Dec. 20 (Bloomberg) -- Finland’s economy will shrink this year as a recession in the euro area engulfs its northernmost member, keeping the government’s budget in deficit, the Finance Ministry said.
Gross domestic product will contract 0.1 percent this year, before growing 0.5 percent in 2013 and 1.7 percent in 2014, the Helsinki-based ministry said today in a report on its website. It had previously forecast growth of 1 percent for this year and next and a 2 percent expansion for 2014.

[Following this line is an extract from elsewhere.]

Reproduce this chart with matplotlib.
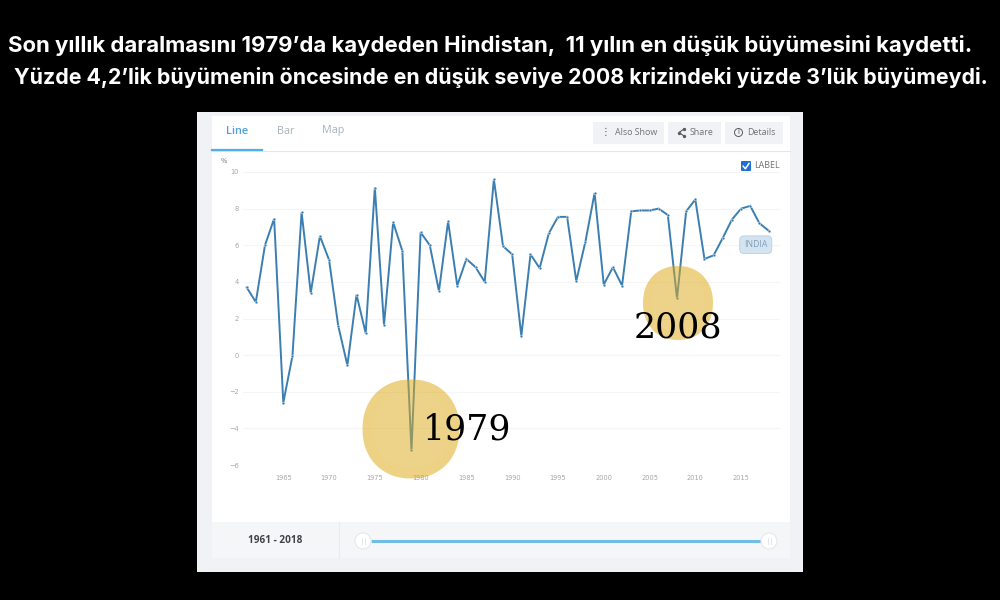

As Finland’s economy succumbs to the turmoil in the euro area, the government of Prime Minister Jyrki Katainen has argued in favor of further spending cuts and tax increases to help balance public finances. The economic projections unveiled today will be used by the government in March meetings intended to draw up spending plans for the next four years.
“The weakened growth outlook is directly reflected in public finances,” the ministry said in the statement. “Government debt growth won’t end during the forecast period.”
The budget deficit will narrow to 1.5 percent of GDP in 2013 from this year’s 1.6 percent, while debt will grow to 46 percent of GDP from 43.3 percent, the ministry said.
More than three years of debt crisis have plunged the 17-member single currency zone into a recession as governments’ austerity policies reduce investments. Weak international demand and shifting trade flows are eroding Finland’s sales abroad, the ministry said.
Finland’s economy hasn’t fully recovered from its 8.5 percent slump in 2009, and GDP won’t reach its 2008 level even by the end of 2014, the ministry said. The Bank of Finland projected 0.3 percent economic growth in 2012 and 0.4 percent in 2013, on Dec. 13.
Inflation will slow to 2.8 percent in 2012, 2.2 percent in 2013 and 2.1 percent in 2014, the ministry said. Unemployment will significantly worsen next year to reach an average rate of 8.1 percent, the highest since 2010.
Bank of Finland Governor Erkki Liikanen said the government must rustle up another 1 billion euros ($1.3 billion) of measures to plug its fiscal gap or forsake the goal of ending debt growth by 2015.